Nevertheless, HI, BI and PI were the important variables listed by Boruta and were used in the model development. Our result shows that vector indices can play a crucial role in improving the predictive model. This can be further substantiated by comparing our result with previous studies that used only meteorological data17,18,19 and hardly achieved more than 80% AUC. Add to these studies like that of Sanchez et al.8 who found that BI and HI are good predictors of dengue transmission rates with 71% AUC, 8% sensitivity and 63% specificity. We agreed that additional risk factors could be included as variables to predict dengue transmission in the future. These included adult female Aedes mosquitoes2 and host mobility. Some studies also suggested the geographical element to use a different algorithm for localisation5, which supports the idea of using a more flexible algorithm in the architecture of the early warning system for dengue transmission or outbreak.
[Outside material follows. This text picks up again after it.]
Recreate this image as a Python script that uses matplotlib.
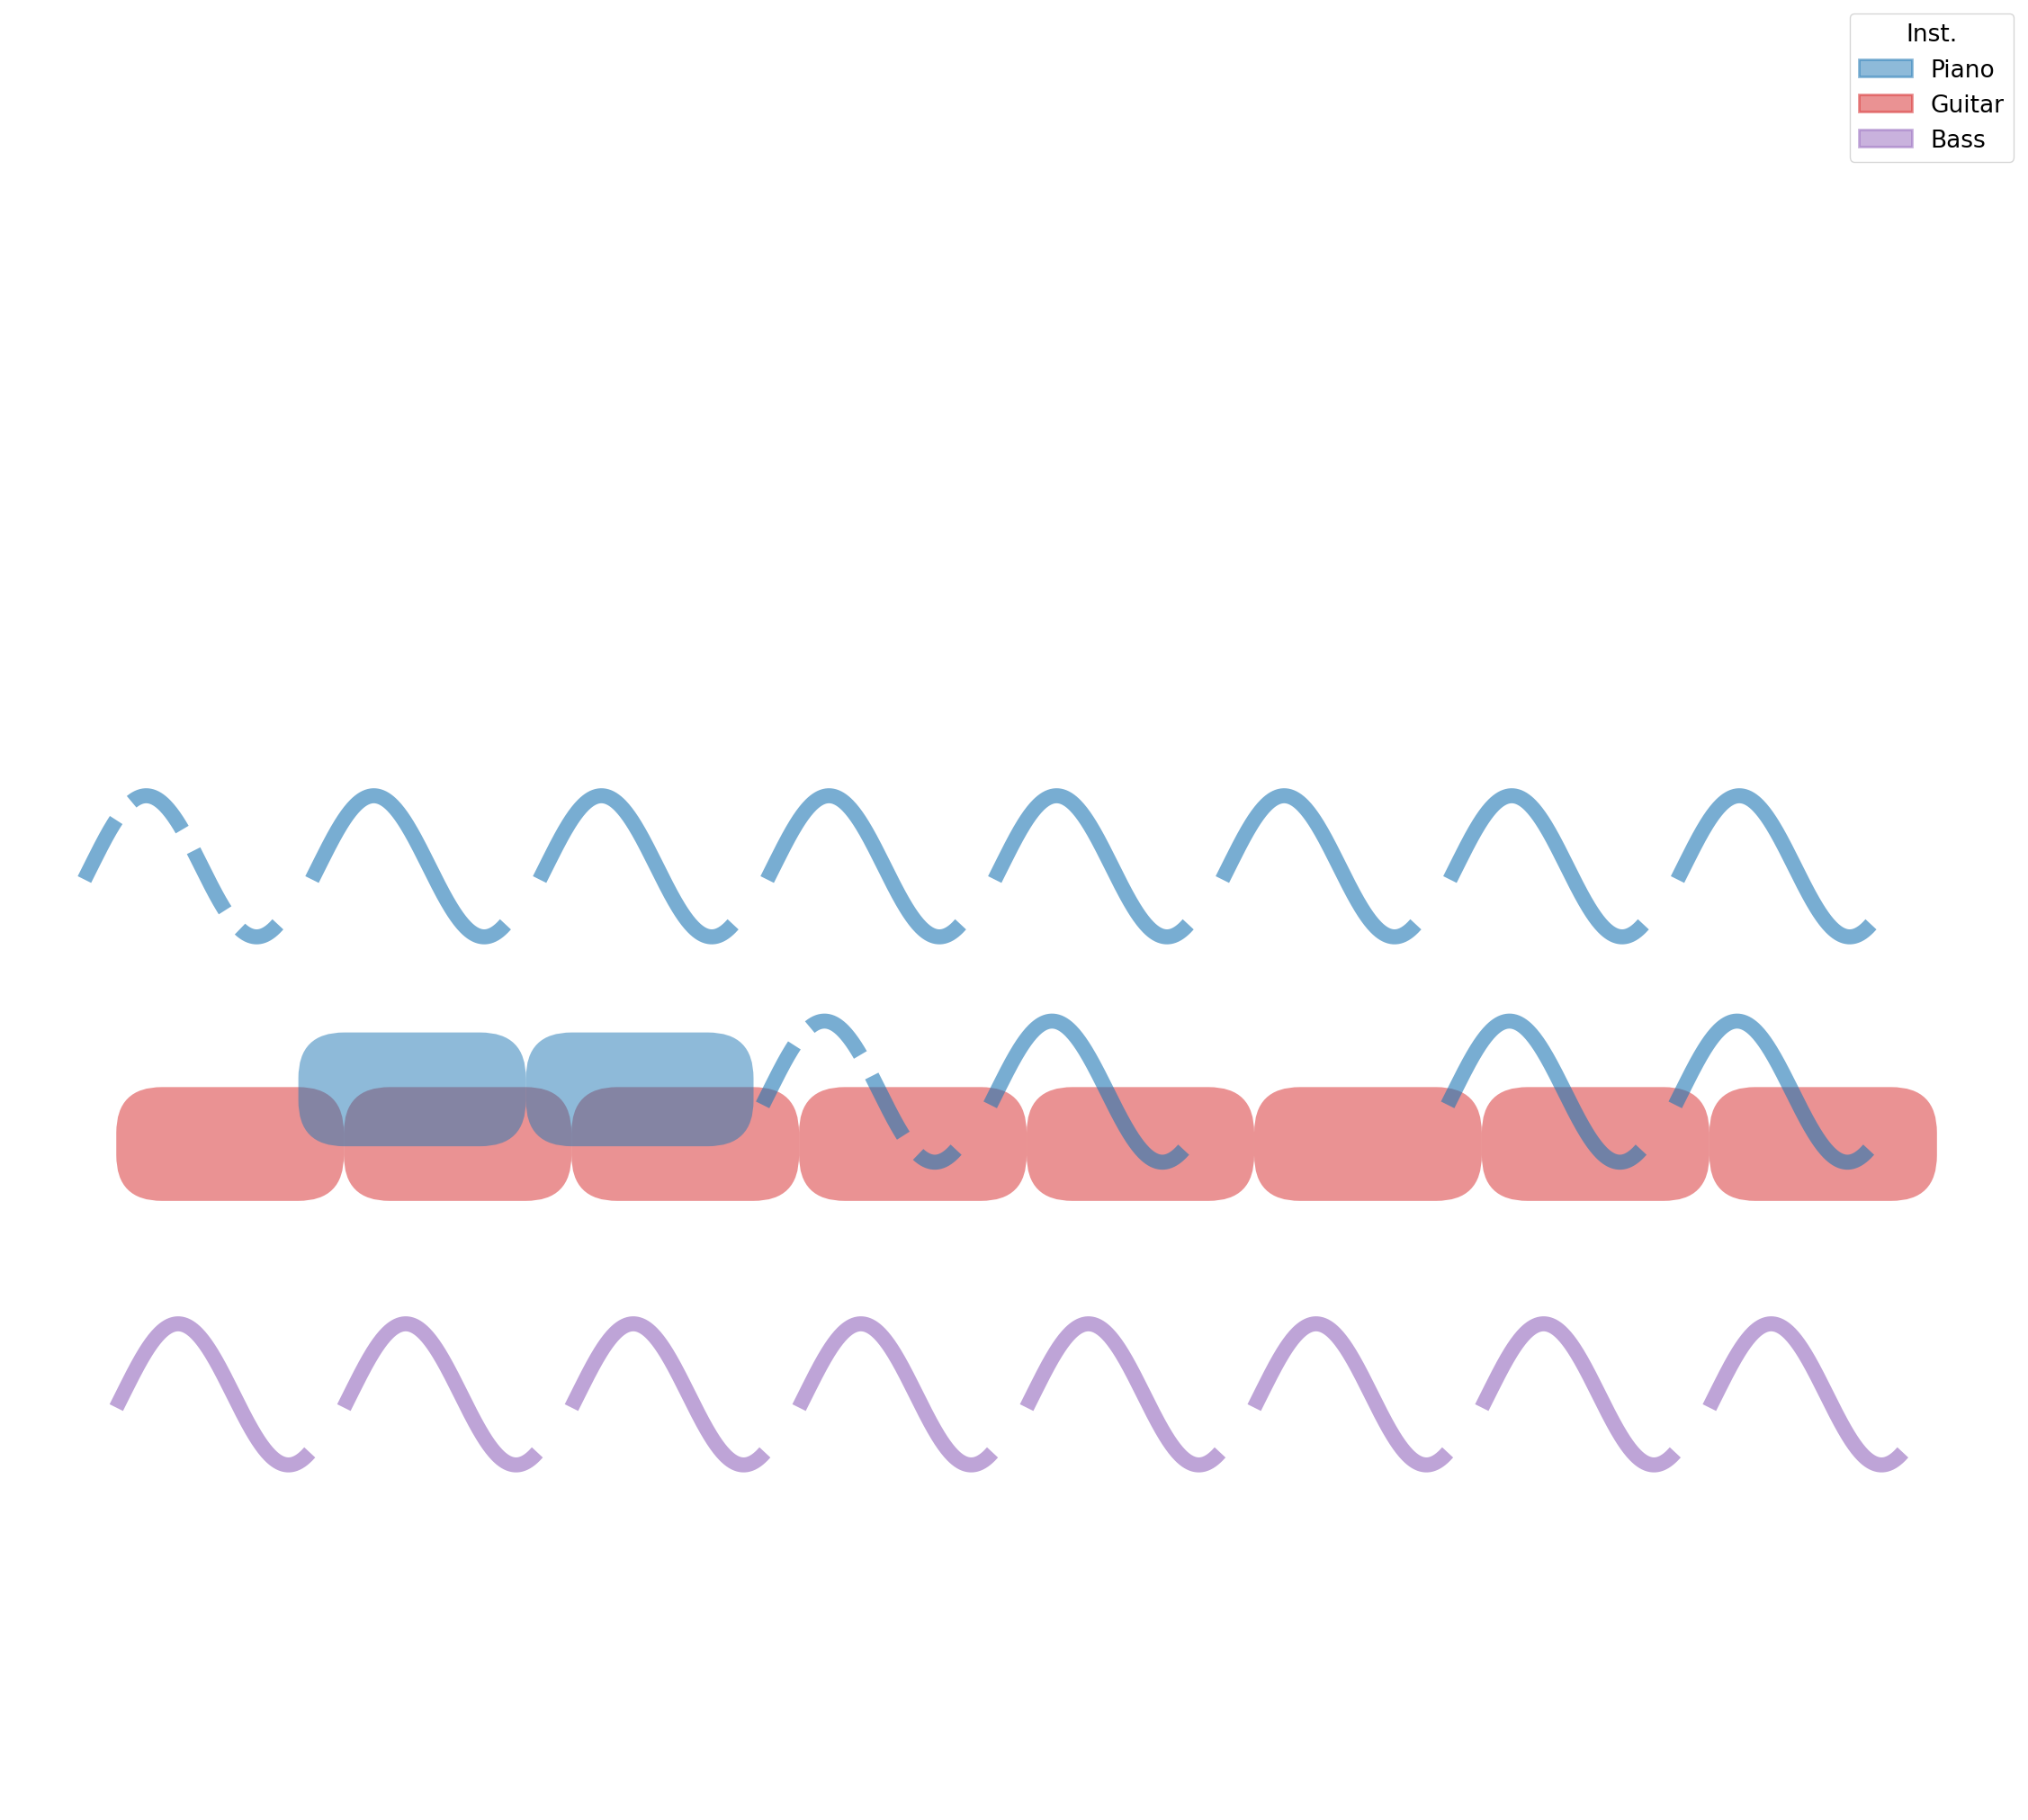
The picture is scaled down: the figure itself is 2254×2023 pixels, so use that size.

Our result of predicting dengue outbreak using machine learning algorithm is encouraging. This has already been demonstrated by Salim et al.19 who used SVM with linear kernel to predict dengue outbreak and achieved 70% accuracy. The high performance of RF, XGBoost and AdaBoost in this study was supported by Roster et al.20 who studied different ML algorithms and concluded that RF could be the algorithm that helps in dengue surveillance. Our study and results also extend the ML algorithms studied by Sylvestre et al.33, where the decision tree and neural network performed best. However, to prevent the modelling from being more like a “black box”, we need to remember to justify and explain the mechanism within the model, e.g., the parameters used by the model, and justify the performance of the model based on the ROC and the learning curve. We should also strongly consider using more than one scoring matrix for modelling. For example, ROC-AUC is a standard and powerful matrix for evaluating the discrimination of binary classes. Accuracy is very commonly reported in modelling, but often leads to misinterpretation37. Therefore, we included the F1 score, which is a harmonic mean of recall and precision and balances the trade-off between recall and precision. The predictive model we have demonstrated in this study could be used in the backend of a dengue early warning system that uses meteorological data and vector indices to predict dengue outbreaks in specific areas. Or the model could be used as an algorithm in the backend of an app that allows the public to check the status of dengue transmission in their own region and possibly take some precautions and personal protection against the Aedes mosquitoes. Nevertheless, this study also has some limitations. For example, a more representative vector index such as the pupal index and the adult index might be a better indicator as it is closely linked to the adult population. However, due to the time and effort involved, this index data was not included in the dataset, which could be made up in a future study when the data is available. In summary, we have demonstrated the ability of the ML algorithm to build a predictive model for dengue transmission. Future work should be further explored in terms of feature selection, model architecture and a larger data cohort.